Ann Coulter hypocritically complains about McCain-Feingold. Jeff Koopersmith demolishes her latest lame rant.

Feb. 21, 2008 – Geneva (apj.us) – Ann Coulter’s newest column was so, well, mind-numbing, that I couldn’t bring myself to comment on it. Suffice it to say that it was just another of her endless rants against Senator John McCain for being a “liberal.”

This was tantamount to ranting at Ted Kennedy for being a neoconservative.

This week, in a weak-kneed ode to Saint Ronald Reagan, Ms. Coulter offers that Reagan would not have run for Governor in 1966 if the McCain-Feingold Campaign finance reform laws were not overturned by the Supreme Court for being certain death to freedom of speech.

Again, Coulter takes a swipe at Senator McCain, but not much of one.

Now remember, Ann Coulter is a “constitutional lawyer.” She is even billed as Human Events’ resident legal scholar, which I admit is more of an insult than a triumph, but nonetheless she should know better.

Freedom of speech does not signify that one can say, write, film, and publish whatever one wants. It means that government cannot interfere with your right to voice your opinion. We all know that yelling “Fire!” in a theater that has no fire – crowded or not – is a felony in most jurisdictions, but Coulter might argue that it is not a crime, and that despite the potential for people to die by being trampled in such a theater, the right she thinks she has to do it is, she believes, protected by the First Amendment.

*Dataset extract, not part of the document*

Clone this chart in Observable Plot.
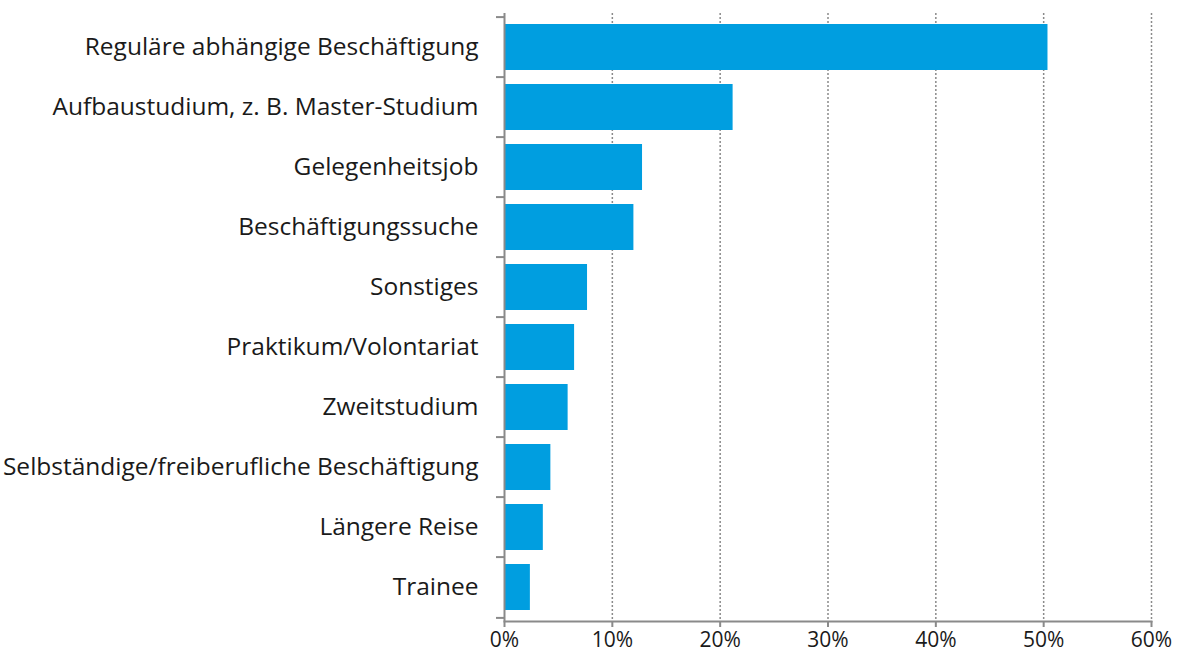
<!DOCTYPE html>
<html>
<head>
<meta charset="utf-8">
<script src="https://cdn.jsdelivr.net/npm/d3@7"></script>
<script src="https://cdn.jsdelivr.net/npm/@observablehq/plot@0.6"></script>
<style>
  html, body { margin: 0; padding: 0; background: #fff; }
</style>
</head>
<body>
<div id="chart"></div>
<script>
const categories = [
  "Reguläre abhängige Beschäftigung",
  "Aufbaustudium, z. B. Master-Studium",
  "Gelegenheitsjob",
  "Beschäftigungssuche",
  "Sonstiges",
  "Praktikum/Volontariat",
  "Zweitstudium",
  "Selbständige/freiberufliche Beschäftigung",
  "Längere Reise",
  "Trainee"
];
const values = [50.4, 21.2, 12.8, 12.0, 7.7, 6.5, 5.9, 4.3, 3.6, 2.4];
const xTicks = [0, 10, 20, 30, 40, 50, 60];

const data = categories.map((c, i) => ({category: c, value: values[i]}));

const W = 1178, H = 654;
const mTop = 13, mBottom = 33, mLeft = 504, mRight = 27;
const step = (H - mTop - mBottom) / categories.length;
const gray = "#8a8a8a";

const chart = Plot.plot({
  width: W,
  height: H,
  marginTop: mTop,
  marginBottom: mBottom,
  marginLeft: mLeft,
  marginRight: mRight,
  style: {fontFamily: "'Open Sans', 'Noto Sans', sans-serif", color: "#1a1a1a", background: "#fff"},
  x: {domain: [0, 60], ticks: xTicks, tickFormat: d => d + "%", label: null},
  y: {domain: categories, paddingInner: 0.23, paddingOuter: 0.115, label: null},
  marks: [
    Plot.ruleX(xTicks.slice(1), {stroke: gray, strokeWidth: 1.5, strokeDasharray: "2,2"}),
    Plot.barX(data, {x: "value", y: "category", fill: "#009EE0", insetLeft: 1}),
    Plot.ruleX([0], {stroke: gray, strokeWidth: 2}),
    Plot.axisY({tickSize: 0, tickPadding: 26, fontSize: 24.5, fill: "#1a1a1a", label: null}),
    Plot.axisY({tickSize: 8, text: null, dy: -step / 2, stroke: gray, strokeWidth: 2, label: null}),
    Plot.axisY(categories.slice(-1), {tickSize: 8, text: null, dy: step / 2, stroke: gray, strokeWidth: 2, label: null}),
    Plot.axisX({ticks: xTicks, tickFormat: d => d + "%", tickSize: 6, tickPadding: 5, fontSize: 21, fill: "#1a1a1a", stroke: gray, strokeWidth: 2, label: null}),
    Plot.frame({anchor: "bottom", stroke: gray, strokeWidth: 2})
  ]
});
document.getElementById("chart").appendChild(chart);
</script>
</body>
</html>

I also find it amusing that Coulter is ranting about the First Amendment when she generally complains about most all constitutional amendments that make up the Bill of Rights.

That said, it is not true that Ronald Reagan could not run for president today because his supporters couldn’t raise enough money for him to do so. In fact, everything points to the opposite case. This year candidates for the White House and their supporters will spend in excess of $2 billion vying for the Oval Office. The candidates alone will spend a billion dollars, and the phony “independent” campaign committees that McCain-Feingold left open in the law will raise and spend another billion – maybe more – to win the most powerful seat on earth.

Let’s see… in 1966 Ann Coulter was four or five years old. Yet she tells us that car dealer Holmes Tuttle and his gang couldn’t have raised the money to run Mr. Reagan for governor of California had McCain-Feingold been the law.

Baloney. Holmes Tuttle was tricky enough to be a car dealer – and a mega one. He was, I am certain, conniving enough to raise some money for Ron Reagan even today. I knew him, and I knew others like him. In fact, the first campaign I worked on was Ronald Reagan’s 1966 gubernatorial race. I held Reagan in high esteem and had known him for years through my family.